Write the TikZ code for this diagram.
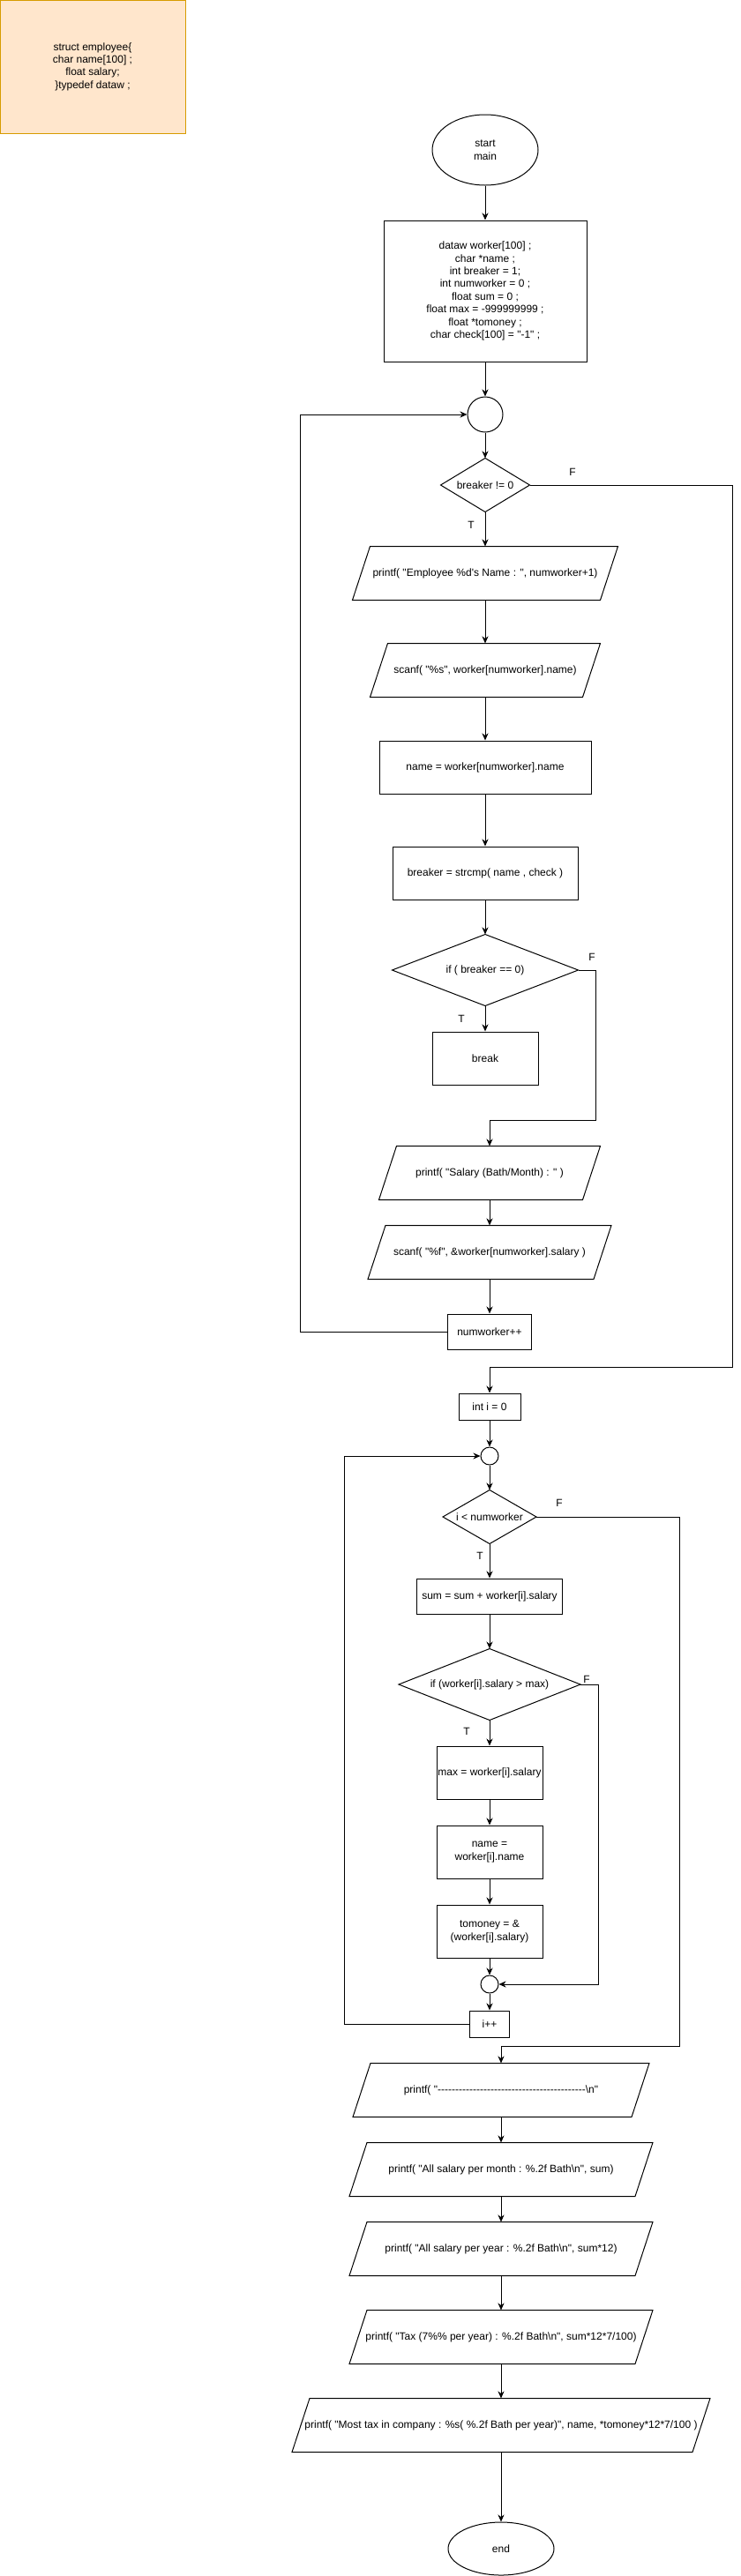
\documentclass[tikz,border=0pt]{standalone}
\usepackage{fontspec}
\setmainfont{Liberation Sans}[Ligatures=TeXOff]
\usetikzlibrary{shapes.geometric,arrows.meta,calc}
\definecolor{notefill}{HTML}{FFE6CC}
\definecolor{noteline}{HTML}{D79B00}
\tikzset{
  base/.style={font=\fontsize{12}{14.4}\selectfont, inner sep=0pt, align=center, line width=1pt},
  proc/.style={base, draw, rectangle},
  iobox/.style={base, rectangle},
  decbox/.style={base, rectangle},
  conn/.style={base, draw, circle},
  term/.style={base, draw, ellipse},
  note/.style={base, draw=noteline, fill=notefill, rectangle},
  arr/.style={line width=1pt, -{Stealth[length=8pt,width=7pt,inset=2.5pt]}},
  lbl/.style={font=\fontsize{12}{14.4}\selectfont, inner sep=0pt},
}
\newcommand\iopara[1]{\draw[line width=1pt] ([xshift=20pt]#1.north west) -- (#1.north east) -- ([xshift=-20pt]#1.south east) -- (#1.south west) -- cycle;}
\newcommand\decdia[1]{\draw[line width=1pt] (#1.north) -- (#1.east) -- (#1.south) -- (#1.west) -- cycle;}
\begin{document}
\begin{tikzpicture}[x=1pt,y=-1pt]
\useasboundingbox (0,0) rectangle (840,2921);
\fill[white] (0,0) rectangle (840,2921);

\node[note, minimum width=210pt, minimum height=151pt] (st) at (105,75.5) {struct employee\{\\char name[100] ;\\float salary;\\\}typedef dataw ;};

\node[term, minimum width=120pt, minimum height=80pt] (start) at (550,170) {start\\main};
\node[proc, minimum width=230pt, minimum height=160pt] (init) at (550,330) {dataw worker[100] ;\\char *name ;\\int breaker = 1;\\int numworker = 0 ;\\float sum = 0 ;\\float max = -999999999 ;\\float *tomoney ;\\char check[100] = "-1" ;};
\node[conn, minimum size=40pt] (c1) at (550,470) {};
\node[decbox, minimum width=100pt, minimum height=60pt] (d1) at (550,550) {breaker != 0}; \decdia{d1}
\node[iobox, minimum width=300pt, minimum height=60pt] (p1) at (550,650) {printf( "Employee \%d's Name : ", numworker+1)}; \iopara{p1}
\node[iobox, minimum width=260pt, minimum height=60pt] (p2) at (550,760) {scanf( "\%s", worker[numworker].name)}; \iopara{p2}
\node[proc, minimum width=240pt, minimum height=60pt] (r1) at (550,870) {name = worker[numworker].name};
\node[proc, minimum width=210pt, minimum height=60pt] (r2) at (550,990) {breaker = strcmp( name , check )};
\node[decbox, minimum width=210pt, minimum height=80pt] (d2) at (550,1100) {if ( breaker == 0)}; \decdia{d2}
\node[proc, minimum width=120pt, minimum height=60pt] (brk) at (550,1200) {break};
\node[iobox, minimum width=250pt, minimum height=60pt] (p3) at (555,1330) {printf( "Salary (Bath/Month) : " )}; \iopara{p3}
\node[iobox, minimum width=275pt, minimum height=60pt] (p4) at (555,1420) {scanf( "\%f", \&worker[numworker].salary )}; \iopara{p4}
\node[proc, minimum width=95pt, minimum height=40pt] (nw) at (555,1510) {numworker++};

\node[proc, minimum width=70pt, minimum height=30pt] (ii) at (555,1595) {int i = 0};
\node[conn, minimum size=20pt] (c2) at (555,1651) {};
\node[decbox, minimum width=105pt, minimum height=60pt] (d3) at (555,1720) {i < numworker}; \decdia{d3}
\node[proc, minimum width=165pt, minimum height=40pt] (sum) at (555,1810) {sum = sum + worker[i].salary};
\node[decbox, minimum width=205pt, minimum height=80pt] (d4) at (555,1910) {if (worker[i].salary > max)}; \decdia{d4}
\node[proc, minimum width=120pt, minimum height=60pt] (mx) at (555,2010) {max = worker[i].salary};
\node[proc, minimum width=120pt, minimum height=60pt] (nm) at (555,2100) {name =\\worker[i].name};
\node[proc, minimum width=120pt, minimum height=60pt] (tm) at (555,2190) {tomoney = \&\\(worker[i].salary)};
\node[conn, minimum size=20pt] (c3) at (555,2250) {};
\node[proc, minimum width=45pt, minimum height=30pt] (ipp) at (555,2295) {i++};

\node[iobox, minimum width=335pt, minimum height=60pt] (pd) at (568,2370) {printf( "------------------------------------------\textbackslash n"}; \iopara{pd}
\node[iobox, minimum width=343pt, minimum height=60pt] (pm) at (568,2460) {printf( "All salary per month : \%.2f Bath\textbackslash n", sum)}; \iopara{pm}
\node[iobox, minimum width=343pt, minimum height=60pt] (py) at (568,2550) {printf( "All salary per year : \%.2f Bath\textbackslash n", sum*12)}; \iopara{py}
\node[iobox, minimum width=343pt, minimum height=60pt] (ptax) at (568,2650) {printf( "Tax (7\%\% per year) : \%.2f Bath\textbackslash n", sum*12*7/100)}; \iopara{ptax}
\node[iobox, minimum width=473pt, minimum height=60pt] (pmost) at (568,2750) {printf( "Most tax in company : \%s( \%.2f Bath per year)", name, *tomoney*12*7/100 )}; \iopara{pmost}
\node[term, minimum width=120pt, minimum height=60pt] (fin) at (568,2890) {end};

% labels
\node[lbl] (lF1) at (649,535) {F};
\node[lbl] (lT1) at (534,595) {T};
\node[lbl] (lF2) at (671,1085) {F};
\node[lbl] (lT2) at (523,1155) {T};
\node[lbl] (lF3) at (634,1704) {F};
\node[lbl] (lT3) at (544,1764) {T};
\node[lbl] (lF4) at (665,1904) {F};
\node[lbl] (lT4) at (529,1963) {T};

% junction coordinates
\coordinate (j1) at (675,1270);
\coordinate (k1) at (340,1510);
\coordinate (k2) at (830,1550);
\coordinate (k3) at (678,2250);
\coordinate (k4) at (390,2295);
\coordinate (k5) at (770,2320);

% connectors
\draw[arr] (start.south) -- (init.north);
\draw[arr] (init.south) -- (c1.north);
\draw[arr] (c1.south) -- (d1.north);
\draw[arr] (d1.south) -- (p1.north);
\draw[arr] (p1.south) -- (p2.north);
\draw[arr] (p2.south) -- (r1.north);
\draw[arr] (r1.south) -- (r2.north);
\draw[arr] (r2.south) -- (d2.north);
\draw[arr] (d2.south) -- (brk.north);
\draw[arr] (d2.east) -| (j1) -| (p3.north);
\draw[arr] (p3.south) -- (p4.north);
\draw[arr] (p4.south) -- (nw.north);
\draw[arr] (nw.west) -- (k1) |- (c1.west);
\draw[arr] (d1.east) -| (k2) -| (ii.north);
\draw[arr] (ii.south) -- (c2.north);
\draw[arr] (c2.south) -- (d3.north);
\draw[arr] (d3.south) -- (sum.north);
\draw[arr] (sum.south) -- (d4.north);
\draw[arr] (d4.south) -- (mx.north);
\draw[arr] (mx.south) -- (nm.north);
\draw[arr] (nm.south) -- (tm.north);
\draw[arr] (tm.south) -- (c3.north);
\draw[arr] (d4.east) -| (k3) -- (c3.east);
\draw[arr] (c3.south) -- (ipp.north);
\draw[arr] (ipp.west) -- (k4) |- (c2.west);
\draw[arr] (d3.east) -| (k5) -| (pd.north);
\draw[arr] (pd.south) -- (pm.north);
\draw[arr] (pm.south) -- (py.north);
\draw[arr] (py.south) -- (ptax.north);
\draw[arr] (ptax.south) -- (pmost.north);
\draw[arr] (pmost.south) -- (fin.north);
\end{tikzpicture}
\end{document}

+ + + + + + +

* **Aim of the task**
From the material above, copy everything exactly but the pictures.

* **The output**
Write the TikZ code for this diagram.
\documentclass[tikz,border=0pt]{standalone}
\usepackage{fontspec}
\setmainfont{Liberation Sans}[Ligatures=TeXOff]
\usetikzlibrary{shapes.geometric,arrows.meta,calc}
\definecolor{notefill}{HTML}{FFE6CC}
\definecolor{noteline}{HTML}{D79B00}
\tikzset{
  base/.style={font=\fontsize{12}{14.4}\selectfont, inner sep=0pt, align=center, line width=1pt},
  proc/.style={base, draw, rectangle},
  iobox/.style={base, rectangle},
  decbox/.style={base, rectangle},
  conn/.style={base, draw, circle},
  term/.style={base, draw, ellipse},
  note/.style={base, draw=noteline, fill=notefill, rectangle},
  arr/.style={line width=1pt, -{Stealth[length=8pt,width=7pt,inset=2.5pt]}},
  lbl/.style={font=\fontsize{12}{14.4}\selectfont, inner sep=0pt},
}
\newcommand\iopara[1]{\draw[line width=1pt] ([xshift=20pt]#1.north west) -- (#1.north east) -- ([xshift=-20pt]#1.south east) -- (#1.south west) -- cycle;}
\newcommand\decdia[1]{\draw[line width=1pt] (#1.north) -- (#1.east) -- (#1.south) -- (#1.west) -- cycle;}
\begin{document}
\begin{tikzpicture}[x=1pt,y=-1pt]
\useasboundingbox (0,0) rectangle (840,2921);
\fill[white] (0,0) rectangle (840,2921);

\node[note, minimum width=210pt, minimum height=151pt] (st) at (105,75.5) {struct employee\{\\char name[100] ;\\float salary;\\\}typedef dataw ;};

\node[term, minimum width=120pt, minimum height=80pt] (start) at (550,170) {start\\main};
\node[proc, minimum width=230pt, minimum height=160pt] (init) at (550,330) {dataw worker[100] ;\\char *name ;\\int breaker = 1;\\int numworker = 0 ;\\float sum = 0 ;\\float max = -999999999 ;\\float *tomoney ;\\char check[100] = "-1" ;};
\node[conn, minimum size=40pt] (c1) at (550,470) {};
\node[decbox, minimum width=100pt, minimum height=60pt] (d1) at (550,550) {breaker != 0}; \decdia{d1}
\node[iobox, minimum width=300pt, minimum height=60pt] (p1) at (550,650) {printf( "Employee \%d's Name : ", numworker+1)}; \iopara{p1}
\node[iobox, minimum width=260pt, minimum height=60pt] (p2) at (550,760) {scanf( "\%s", worker[numworker].name)}; \iopara{p2}
\node[proc, minimum width=240pt, minimum height=60pt] (r1) at (550,870) {name = worker[numworker].name};
\node[proc, minimum width=210pt, minimum height=60pt] (r2) at (550,990) {breaker = strcmp( name , check )};
\node[decbox, minimum width=210pt, minimum height=80pt] (d2) at (550,1100) {if ( breaker == 0)}; \decdia{d2}
\node[proc, minimum width=120pt, minimum height=60pt] (brk) at (550,1200) {break};
\node[iobox, minimum width=250pt, minimum height=60pt] (p3) at (555,1330) {printf( "Salary (Bath/Month) : " )}; \iopara{p3}
\node[iobox, minimum width=275pt, minimum height=60pt] (p4) at (555,1420) {scanf( "\%f", \&worker[numworker].salary )}; \iopara{p4}
\node[proc, minimum width=95pt, minimum height=40pt] (nw) at (555,1510) {numworker++};

\node[proc, minimum width=70pt, minimum height=30pt] (ii) at (555,1595) {int i = 0};
\node[conn, minimum size=20pt] (c2) at (555,1651) {};
\node[decbox, minimum width=105pt, minimum height=60pt] (d3) at (555,1720) {i < numworker}; \decdia{d3}
\node[proc, minimum width=165pt, minimum height=40pt] (sum) at (555,1810) {sum = sum + worker[i].salary};
\node[decbox, minimum width=205pt, minimum height=80pt] (d4) at (555,1910) {if (worker[i].salary > max)}; \decdia{d4}
\node[proc, minimum width=120pt, minimum height=60pt] (mx) at (555,2010) {max = worker[i].salary};
\node[proc, minimum width=120pt, minimum height=60pt] (nm) at (555,2100) {name =\\worker[i].name};
\node[proc, minimum width=120pt, minimum height=60pt] (tm) at (555,2190) {tomoney = \&\\(worker[i].salary)};
\node[conn, minimum size=20pt] (c3) at (555,2250) {};
\node[proc, minimum width=45pt, minimum height=30pt] (ipp) at (555,2295) {i++};

\node[iobox, minimum width=335pt, minimum height=60pt] (pd) at (568,2370) {printf( "------------------------------------------\textbackslash n"}; \iopara{pd}
\node[iobox, minimum width=343pt, minimum height=60pt] (pm) at (568,2460) {printf( "All salary per month : \%.2f Bath\textbackslash n", sum)}; \iopara{pm}
\node[iobox, minimum width=343pt, minimum height=60pt] (py) at (568,2550) {printf( "All salary per year : \%.2f Bath\textbackslash n", sum*12)}; \iopara{py}
\node[iobox, minimum width=343pt, minimum height=60pt] (ptax) at (568,2650) {printf( "Tax (7\%\% per year) : \%.2f Bath\textbackslash n", sum*12*7/100)}; \iopara{ptax}
\node[iobox, minimum width=473pt, minimum height=60pt] (pmost) at (568,2750) {printf( "Most tax in company : \%s( \%.2f Bath per year)", name, *tomoney*12*7/100 )}; \iopara{pmost}
\node[term, minimum width=120pt, minimum height=60pt] (fin) at (568,2890) {end};

% labels
\node[lbl] (lF1) at (649,535) {F};
\node[lbl] (lT1) at (534,595) {T};
\node[lbl] (lF2) at (671,1085) {F};
\node[lbl] (lT2) at (523,1155) {T};
\node[lbl] (lF3) at (634,1704) {F};
\node[lbl] (lT3) at (544,1764) {T};
\node[lbl] (lF4) at (665,1904) {F};
\node[lbl] (lT4) at (529,1963) {T};

% junction coordinates
\coordinate (j1) at (675,1270);
\coordinate (k1) at (340,1510);
\coordinate (k2) at (830,1550);
\coordinate (k3) at (678,2250);
\coordinate (k4) at (390,2295);
\coordinate (k5) at (770,2320);

% connectors
\draw[arr] (start.south) -- (init.north);
\draw[arr] (init.south) -- (c1.north);
\draw[arr] (c1.south) -- (d1.north);
\draw[arr] (d1.south) -- (p1.north);
\draw[arr] (p1.south) -- (p2.north);
\draw[arr] (p2.south) -- (r1.north);
\draw[arr] (r1.south) -- (r2.north);
\draw[arr] (r2.south) -- (d2.north);
\draw[arr] (d2.south) -- (brk.north);
\draw[arr] (d2.east) -| (j1) -| (p3.north);
\draw[arr] (p3.south) -- (p4.north);
\draw[arr] (p4.south) -- (nw.north);
\draw[arr] (nw.west) -- (k1) |- (c1.west);
\draw[arr] (d1.east) -| (k2) -| (ii.north);
\draw[arr] (ii.south) -- (c2.north);
\draw[arr] (c2.south) -- (d3.north);
\draw[arr] (d3.south) -- (sum.north);
\draw[arr] (sum.south) -- (d4.north);
\draw[arr] (d4.south) -- (mx.north);
\draw[arr] (mx.south) -- (nm.north);
\draw[arr] (nm.south) -- (tm.north);
\draw[arr] (tm.south) -- (c3.north);
\draw[arr] (d4.east) -| (k3) -- (c3.east);
\draw[arr] (c3.south) -- (ipp.north);
\draw[arr] (ipp.west) -- (k4) |- (c2.west);
\draw[arr] (d3.east) -| (k5) -| (pd.north);
\draw[arr] (pd.south) -- (pm.north);
\draw[arr] (pm.south) -- (py.north);
\draw[arr] (py.south) -- (ptax.north);
\draw[arr] (ptax.south) -- (pmost.north);
\draw[arr] (pmost.south) -- (fin.north);
\end{tikzpicture}
\end{document}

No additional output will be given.